Specifications
TI 323 (6.0E)
9 - 36
3.1. Line signal connection
Line level signal wiring needs much more care than most
people believe. In total there are three major factors to
consider:
− The output impedance and maximum output
current capability of the driving device.
− The length of all connecting cables.
− The total capacitance between the signal
conductors (between pins 2 and 3 of
corresponding XLR connectors).
The number of controller input channels that can be
connected in parallel is limited by their total impedance
and the output capabilities of the drive unit. Standard
balanced outputs of most signal processing equipment
are rated for load impedances of > 600 ohms while
each channel of a P1200A mainframe has an input
impedance of 44 kΩ.
Where multiple units of equal impedance are connected
in parallel, the aquivalent total load impedance is halved
with each doubling of the number of units connected. In
the case of the P1200A mainframes this would allow a
theoretical maximum of approximately 64 input channels
(32 dual channels of P1200A) to be connected to a
standard balanced output. To maintain full available
headroom, a standard 600 ohms rated output should not
be loaded with less than 2 kΩ (corresponding to 22
channels or 11 dual channels of P1200A). With most
output stages, anything less immediately results in a
drastic reduction of available headroom.
Extra care must be taken when low impedances are
driven via long multicore cables: the small capacitive
load of the cable is effectively paralleled to the receiving
inputs. Capacitive loads dramatically decrease drive
capabilities of most output stages due to additional phase
shifts caused by the low pass filter formed by the output
impedance and the capacitive load. As a rule of thumb,
not more than 12 channels (6 dual channels of P1200A)

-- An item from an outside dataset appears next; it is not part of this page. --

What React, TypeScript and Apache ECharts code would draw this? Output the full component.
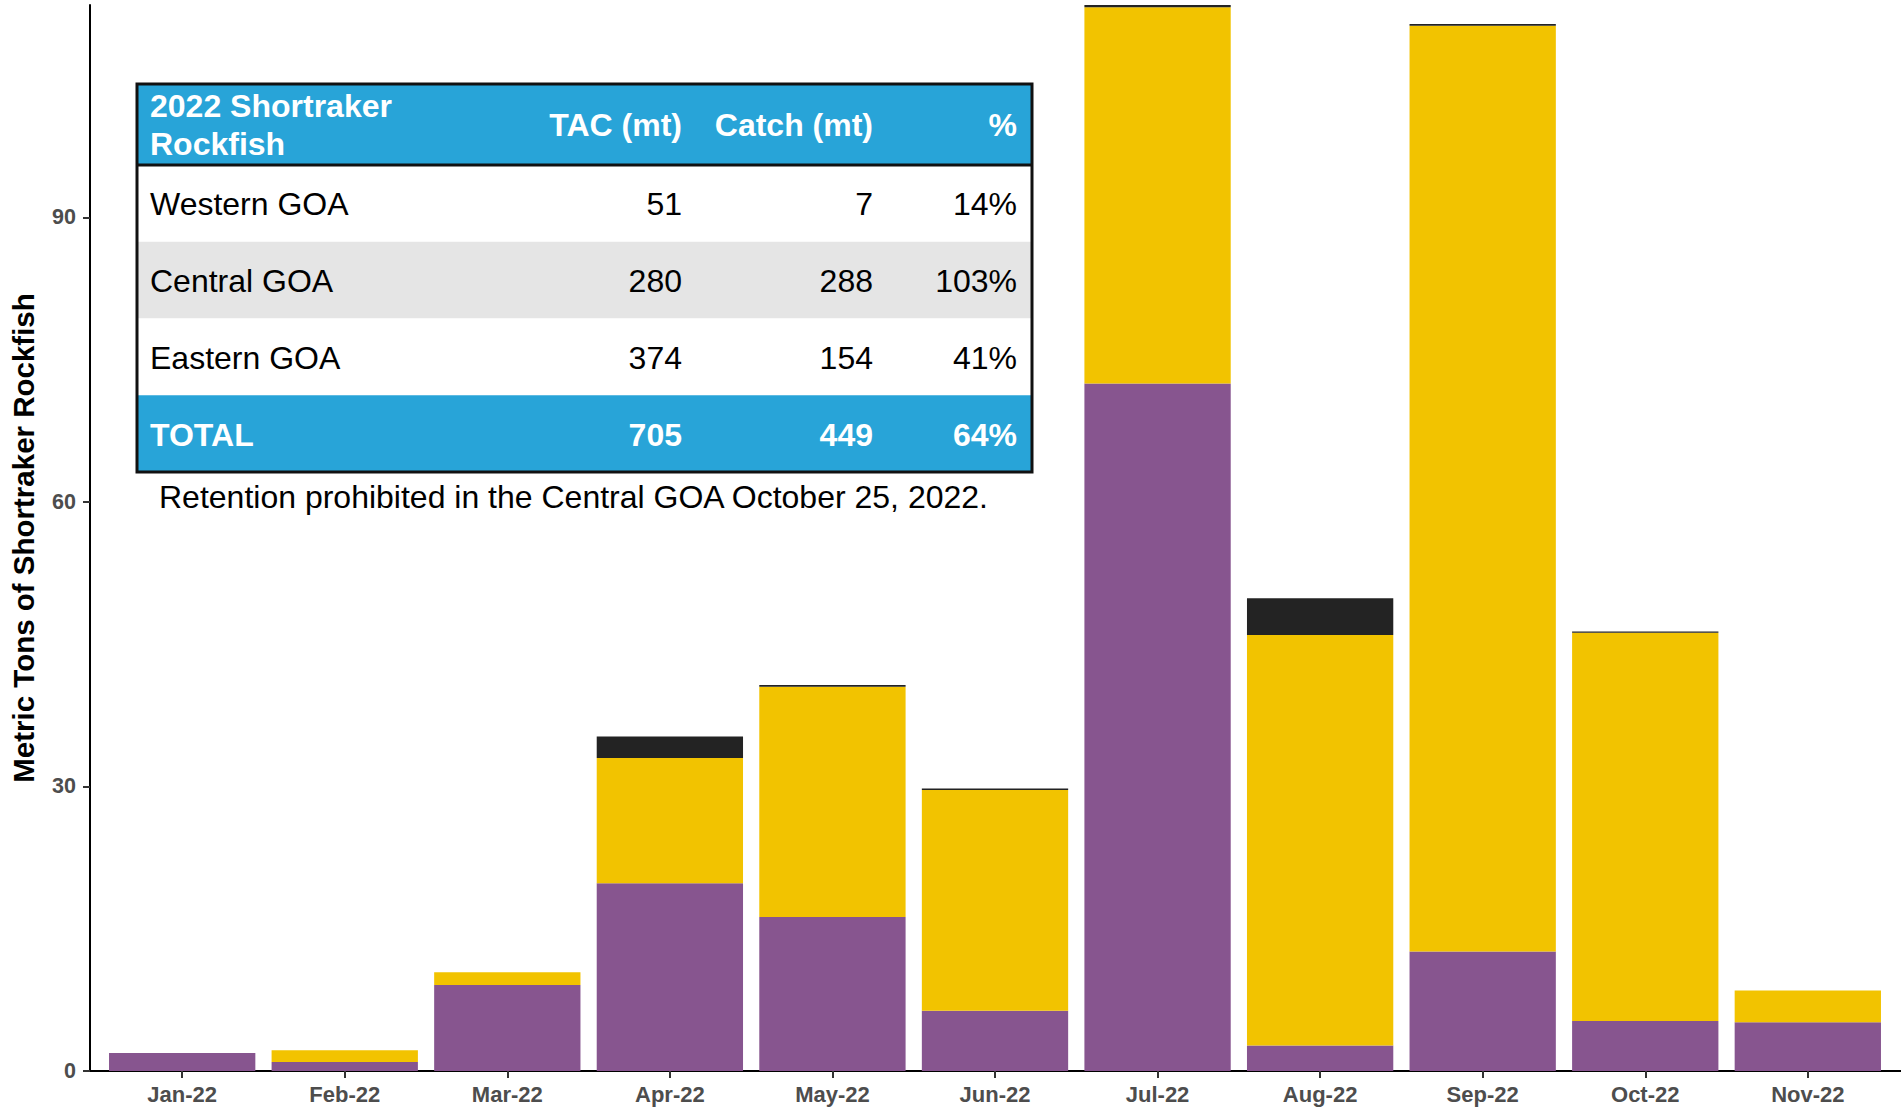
import React, { useEffect, useRef } from 'react';
import * as echarts from 'echarts';

// ---- chart data ----
const months = ['Jan-22', 'Feb-22', 'Mar-22', 'Apr-22', 'May-22', 'Jun-22', 'Jul-22', 'Aug-22', 'Sep-22', 'Oct-22', 'Nov-22'];
const easternGOA = [1.9, 0.95, 9.07, 19.8, 16.24, 6.36, 72.5, 2.7, 12.6, 5.27, 5.13];
const centralGOA = [0, 1.23, 1.33, 13.2, 24.28, 23.26, 39.66, 43.26, 97.6, 40.93, 3.37];
const westernGOA = [0, 0, 0, 2.27, 0.18, 0.18, 0.24, 3.9, 0.2, 0.14, 0];
const yTicks = [0, 30, 60, 90];
const yMax = 112.4;

// ---- table data ----
const tableTitle = '2022 Shortraker\nRockfish';
const tableHeaders = ['TAC (mt)', 'Catch (mt)', '%'];
const regions = ['Western GOA', 'Central GOA', 'Eastern GOA'];
const tacValues = ['51', '280', '374'];
const catchValues = ['7', '288', '154'];
const pctValues = ['14%', '103%', '41%'];
const totalRow = ['TOTAL', '705', '449', '64%'];
const note = 'Retention prohibited in the Central GOA October 25, 2022.';

const PURPLE = '#87558F';
const YELLOW = '#F2C300';
const BLACK = '#232323';
const BLUE = '#28A4D8';
const GRAY_ROW = '#E5E5E5';
const FONT = "'Liberation Sans', Arial, Helvetica, sans-serif";

function buildTable() {
  const left = 137;
  const right = 1032;
  const top = 84;
  const headerH = 81;
  const rowH = 76.75;
  const textLeft = 150;
  const colRight = [682, 873, 1017];
  const els: any[] = [];
  const txt = (text: string, x: number, y: number, opts: any) => ({
    type: 'text',
    x,
    y,
    z: 10,
    style: {
      text,
      fill: opts.fill,
      font: `${opts.bold ? 'bold ' : ''}32px ${FONT}`,
      textAlign: opts.align || 'left',
      align: opts.align || 'left',
      textVerticalAlign: 'middle',
      verticalAlign: 'middle',
      lineHeight: 38,
    },
  });
  els.push({ type: 'rect', z: 5, shape: { x: left, y: top, width: right - left, height: headerH }, style: { fill: BLUE } });
  regions.forEach((_, i) => {
    const y = top + headerH + i * rowH;
    els.push({ type: 'rect', z: 5, shape: { x: left, y, width: right - left, height: rowH }, style: { fill: i === 1 ? GRAY_ROW : '#ffffff' } });
  });
  const totalTop = top + headerH + regions.length * rowH;
  els.push({ type: 'rect', z: 5, shape: { x: left, y: totalTop, width: right - left, height: rowH }, style: { fill: BLUE } });
  els.push({ type: 'rect', z: 12, shape: { x: left, y: top, width: right - left, height: totalTop + rowH - top }, style: { fill: 'none', stroke: '#111', lineWidth: 3 } });
  els.push({ type: 'line', z: 12, shape: { x1: left, y1: top + headerH, x2: right, y2: top + headerH }, style: { stroke: '#111', lineWidth: 3 } });
  const hc = top + headerH / 2;
  els.push(txt(tableTitle, textLeft, hc, { fill: '#fff', bold: true }));
  tableHeaders.forEach((h, j) => els.push(txt(h, colRight[j], hc, { fill: '#fff', bold: true, align: 'right' })));
  regions.forEach((r, i) => {
    const cy = top + headerH + i * rowH + rowH / 2 + 1;
    els.push(txt(r, textLeft, cy, { fill: '#000' }));
    [tacValues[i], catchValues[i], pctValues[i]].forEach((v, j) => els.push(txt(v, colRight[j], cy, { fill: '#000', align: 'right' })));
  });
  const tcy = totalTop + rowH / 2 + 1;
  els.push(txt(totalRow[0], textLeft, tcy, { fill: '#fff', bold: true }));
  totalRow.slice(1).forEach((v, j) => els.push(txt(v, colRight[j], tcy, { fill: '#fff', bold: true, align: 'right' })));
  els.push(txt(note, 159, 497, { fill: '#000' }));
  return els;
}

export default function App() {
  const ref = useRef<HTMLDivElement>(null);
  useEffect(() => {
    if (!ref.current) return;
    const chart = echarts.init(ref.current, null, { renderer: 'svg' });
    // frame spans 11 categories plus 0.6 of a band on each side
    const frameLeft = 86;
    const frameWidth = 1818;
    const band = frameWidth / (months.length + 1.2);
    const pad = band * 0.1;
    const mk = (name: string, vals: number[], color: string) => ({
      name,
      type: 'bar',
      stack: 'catch',
      xAxisIndex: 0,
      yAxisIndex: 0,
      barCategoryGap: '10%',
      data: vals,
      itemStyle: { color },
      emphasis: { disabled: true },
    });
    chart.setOption({
      animation: false,
      backgroundColor: '#ffffff',
      textStyle: { fontFamily: FONT },
      grid: [
        { left: frameLeft + pad, top: 5, bottom: 38, width: frameWidth - 2 * pad, containLabel: false },
        { left: frameLeft, top: 5, bottom: 38, width: frameWidth, containLabel: false },
      ],
      xAxis: [
        {
          type: 'category',
          gridIndex: 0,
          data: months,
          boundaryGap: true,
          splitLine: { show: false },
          axisLine: { show: false },
          axisTick: { show: true, alignWithLabel: true, length: 7, lineStyle: { color: '#333', width: 2 } },
          axisLabel: { color: '#4D4D4D', fontWeight: 'bold', fontSize: 22, fontFamily: FONT, margin: 12, interval: 0 },
        },
        {
          type: 'value',
          gridIndex: 1,
          min: 0,
          max: 1,
          splitLine: { show: false },
          axisLine: { show: true, onZero: false, lineStyle: { color: '#000', width: 2 } },
          axisTick: { show: false },
          axisLabel: { show: false },
        },
      ],
      yAxis: [
        {
          type: 'value',
          gridIndex: 0,
          min: 0,
          max: yMax,
          show: false,
          splitLine: { show: false },
        },
        {
          type: 'value',
          gridIndex: 1,
          min: 0,
          max: yMax,
          name: 'Metric Tons of Shortraker Rockfish',
          nameLocation: 'middle',
          nameGap: 52,
          nameTextStyle: { color: '#000', fontWeight: 'bold', fontSize: 29.5, fontFamily: FONT },
          splitLine: { show: false },
          axisLine: { show: true, onZero: false, lineStyle: { color: '#000', width: 2 } },
          axisTick: { show: true, customValues: yTicks, length: 7, lineStyle: { color: '#333', width: 2 } },
          axisLabel: {
            customValues: yTicks,
            color: '#4D4D4D',
            fontWeight: 'bold',
            fontSize: 21.5,
            fontFamily: FONT,
            margin: 14,
          },
        },
      ],
      series: [
        mk('Eastern GOA', easternGOA, PURPLE),
        mk('Central GOA', centralGOA, YELLOW),
        mk('Western GOA', westernGOA, BLACK),
      ],
      graphic: buildTable(),
    });
    return () => chart.dispose();
  }, []);
  return (
    <div
      ref={ref}
      style={{ position: 'fixed', left: 0, top: 0, width: 1901, height: 1109, background: '#fff' }}
    />
  );
}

should be connected in parallel to one 600 ohms rated
drive line via a multicore.
Where a large number of controllers have to be driven
with the same signal, especially via long cables, suitable
line drivers should be used and/or the system must be
subdivided using multiple outputs and signal lines.
The C4 OUT circuit of each B2 controller offers a very
low impedance line driving capability (actual output
impedance < 20 ohms), and can deliver full headroom
into virtually any load.
Tips:
Use the C4 OUT provided on an A1/B2 controller to
drive P1200A mainframes for C4 systems. The C4 OUT
provides a filtered and buffered signal to the C4
controllers and effectively limits the lower frequency
range of the C4-SUBs to 60 Hz. The frequencies below
60 Hz are efficiently covered by the B2s, while the C4-
SUBs can benefit from the extended headroom available.
Using the C4 OUT, with its low impedance line driving
capability, is also a useful way to avoid drive line
impedance problems in larger systems. Where failure of
an A1/B2 controller occurs, including loss of mains
power, the input signal is automatically switched by a
relay to provide a hardwired connection to the C4 OUT.
Do not use the MONO OUT of a mainframe to
overcome the problem of drive line impedance. The
MONO OUT provides a signal which is a –3 dB sum of
channel A and channel B. If you apply the same signal to
both channels their sum is +6 dB, the MONO OUT
signal in this case would be +3 dB. The resulting gain
structure within the system would be compromised with
controllers driven in this manner running at a higher level.
In large set ups where multiple B2 systems are fed from
separate auxiliary or matrix sends, independent from the
master send, C4 systems can be fed from one or more of
the A1/B2 controllers per side leaving the majority of B2
systems under independent control.
Be careful with digital equalizers: digital equalizers
always have a nominal delay (latency) of around 1 to 3
ms, even when their delay setting is on zero.
When using different drive lines for a system it is essential
to make sure that every channel used has the same delay
time, including taking into account the conversion delays
of any digital equalisers or other processing units.
Different delay times can have disasterous effects on
signal coherence; at its best this results in a loss of
acoustic energy, at its worst frequency dependant lobes
are created in various directions.
When using a ratio of more than one B2 to four
C4-SUBs, we suggest a reduction in the input level to the
B2s to maintain an even frequency response of the
overall system, while increasing the low frequency
headroom. If a lack of punch is observed, very often the
relative B2 level is simply too high. The "punchy" part of
the bass is in the frequency range handled by the C4-
SUB from around 70 to 150 Hz and therefore too much
B2 energy masks all direct percussive output signals.
3.2. Speaker wiring
d&b recommends the use of high quality loudspeaker
cable of sufficient wire diameter. Do not be fooled by
tables presenting huge numbers in Watts of power loss
for a specific combination of wire diameter, load
impedance and cable length. A loss of 200 Watts or 20
% of the power, from 1000 Watts sounds a lot, but keep
in mind that this is approximately 1 dB in terms of level.
A 2.5 mm
2
(10 AWG) cable is recommended in order to
keep the losses below 0.5 dB when connecting a 4 ohm
load over a distance of up to 30 metres (98.4 ft). If the
load is 8 ohm, the length can be doubled. If the distance
is greater, the wire diameter has to be increased.